Not long after embarking on its new era of ownership, Donatos changed its name. In 2000, the official title of the company changed from Donatos Pizza Corp. to Donatos Pizzeria Corp., which reflected the change in décor at the company's units. During the year, 22 new restaurants were opened, blanketing markets in Atlanta, Cleveland, and Indianapolis. The company's pace of expansion nearly doubled in 2001, when 42 new Donatos units opened their doors. By August 2001, there were 186 restaurants operating in seven states, with plans in the works to broaden the chain's geographic scope. Several months later, the company announced it would open five Donatos in Philadelphia, which were to serve as a springboard for further expansion in the northeastern United States.

As Donatos neared its 40th anniversary, the chain's pace of expansion slowed as it experimented with a new pizzeria format.

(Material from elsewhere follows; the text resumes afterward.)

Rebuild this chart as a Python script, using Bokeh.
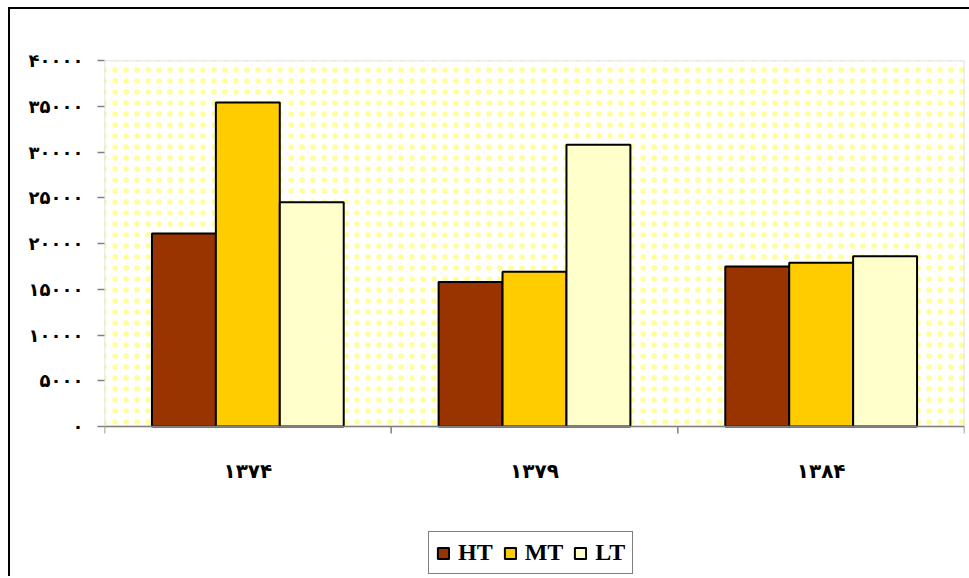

In 2002, Donatos, as well as another member of McDonald's specialty food division, Boston Market, opened fewer new restaurants than the two chains had opened in previous years, but Donatos did make a significant geographic leap during the year. In November 2002, a Donatos debuted in Munich, Germany, the first of perhaps more overseas units. Domestically, the company was experimenting with a dine-in telephone-ordering system that featured a telephone at each table. "Whenever they are ready to order, or whenever they need anybody, all they have to do is pick up the phone," a Donatos executive explained in the July 22, 2002 issue of Nation's Restaurant News.

As Donatos prepared for the future, further expansion was expected. McDonald's had formed its specialty food division with the intention of expanding each of its non-hamburger chains. Donatos, with the vast financial resources of its parent company behind it, was expected to benefit from McDonald's' desire for growth. In the years ahead, Donatos, with numerous Grote family members working throughout the chain, hoped to continue the legacy of success established by their patriarch, James Grote.

Principal Competitors: Domino's, Inc.; Papa John's International, Inc.; Pizza Hut.